Democracy and development are not a trade-off of one against the other. ‘In the long-run,’ Cheeseman says, ‘efforts to promote development and fight corruption will not be successful unless they strengthen the institutions of the state.’46 Ad hoc efforts to stop corruption may attract attention and look effective, but by being highly personalised, they only serve to compound the problem. The aim of governance is, after all, to allow for less personal discretion, not more. And it’s not a question of whether individual leaders steal that defines the political economy, even though their example can be morally important. It’s about whether their actions serve to strengthen or undermine institutions and their checks and balances. As Cheeseman says, what populists tend to do is rarely sustaining for either democracy or development.

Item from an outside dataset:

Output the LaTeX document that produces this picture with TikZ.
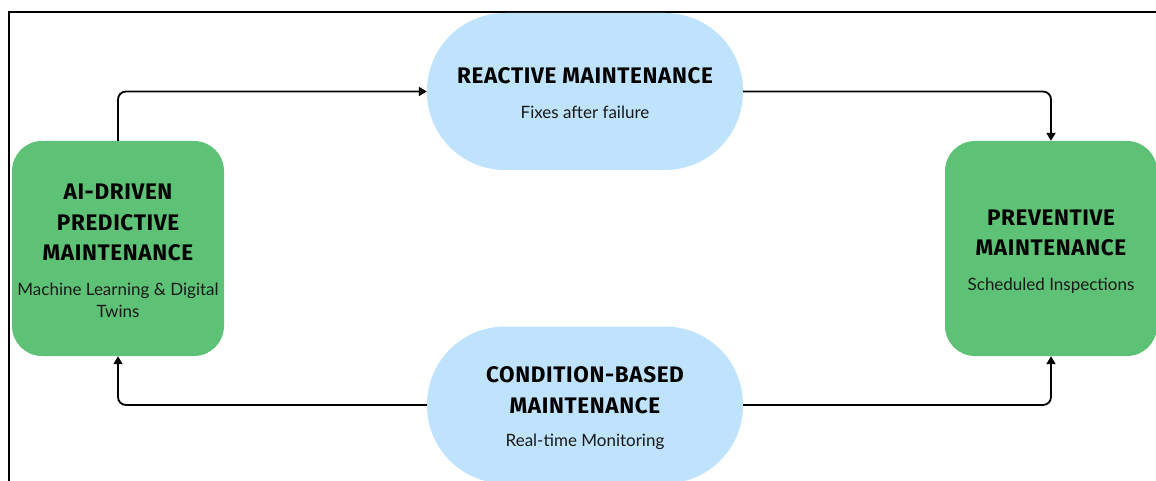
\documentclass[tikz,border=0pt]{standalone}
\usepackage{fontspec}
\setmainfont{Lato}
\newfontfamily\headfont{Fira Sans}[LetterSpace=2.8]
\usetikzlibrary{arrows.meta}
\definecolor{boxgreen}{RGB}{94,194,118}
\definecolor{pillblue}{RGB}{191,227,252}
\tikzset{
  greenbox/.style={fill=boxgreen, draw=none, rounded corners=30pt, minimum width=212pt, minimum height=215pt, inner sep=0pt},
  pill/.style={fill=pillblue, draw=none, rounded corners=78pt, minimum width=316pt, minimum height=157pt, inner sep=0pt},
  heading/.style={font=\headfont\bfseries\fontsize{22.5}{30.5}\selectfont, align=center, inner sep=0pt},
  subtext/.style={font=\fontsize{17}{21.5}\selectfont, align=center, inner sep=0pt, text=black!90},
  conn/.style={draw=black, line width=1.8pt, rounded corners=8pt, -{Triangle[length=8pt,width=9pt]}},
  frameline/.style={draw=black, line width=1.4pt}
}
\begin{document}
\begin{tikzpicture}[x=1pt, y=-1pt]
  \useasboundingbox (0,0) rectangle (1156,481);
  % partial outer frame
  \coordinate (fTL) at (9,12);
  \coordinate (fTR) at (1157,12);
  \coordinate (fBL) at (9,482);
  \draw[frameline] (fTR) -- (fTL) -- (fBL);

  % stage shapes
  \node[greenbox] (ai)   at (118,248.5) {};
  \node[greenbox] (prev) at (1051,248.5) {};
  \node[pill]     (react) at (585,91.5) {};
  \node[pill]     (cond)  at (585,405) {};

  % labels
  \node[heading] (ai-h) at (118,222.5) {AI-DRIVEN\\PREDICTIVE\\MAINTENANCE};
  \node[subtext] (ai-s) at (118,300.5) {Machine Learning \& Digital\\Twins};
  \node[heading] (prev-h) at (1051,233) {PREVENTIVE\\MAINTENANCE};
  \node[subtext] (prev-s) at (1051,286) {Scheduled Inspections};
  \node[heading] (react-h) at (585,76) {REACTIVE MAINTENANCE};
  \node[subtext] (react-s) at (585,112) {Fixes after failure};
  \node[heading] (cond-h) at (585,390) {CONDITION-BASED\\MAINTENANCE};
  \node[subtext] (cond-s) at (585,441.5) {Real-time Monitoring};

  % cycle connectors
  \draw[conn] (ai.north) |- (react.west);
  \draw[conn] (react.east) -| (prev.north);
  \draw[conn] (cond.east) -| (prev.south);
  \draw[conn] (cond.west) -| (ai.south);
\end{tikzpicture}
\end{document}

There is one other aspect worth highlighting for those regimes unreceptive to their citizens’ needs and demands, those happy with muddling along, serving the interests primarily of elites. The Arab Spring and, subsequently, Brexit and the rise of Donald Trump teach of the removal of previous barriers to politics, especially of money and access to traditional media. Tweeting 10 million followers, after all, costs nothing. Blogging and the internet are also powerful tools, free from traditional media-house filters. This is a trend that African electorates are exposed to through ever increasing mobile-connectivity rates. The possibility of greater political upheaval may also reflect the stake younger generations perceive they have in this status quo.47 Of course, the use of technology is not one way – on the contrary, sophisticated media messaging by the Russian government and the manipulation of internet access by certain African governments illustrate that the authorities also understand, and know how to harness, the power of digital technology.

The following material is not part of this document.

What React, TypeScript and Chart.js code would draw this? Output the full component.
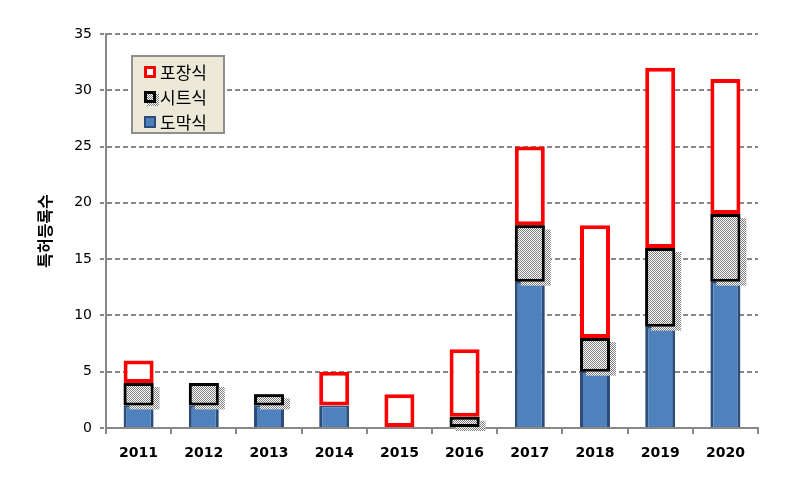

The population growth forecast for sub-Saharan African countries presents an enormous challenge, and stresses the need for urgency. To manage it, countries need to rapidly create jobs, while controlling the social tensions that such growth will produce. A democratic system of government with strong institutions has historically proven to be the most effective style of government for dealing with these challenges, and it is what African people want. Ultimately, truly strong leaders are comfortable with the challenge, competition and accountability that democracy brings. They do not need to suppress opposition with force or election fiddling: they win with better, more effective policies, underpinned with a track record of delivery.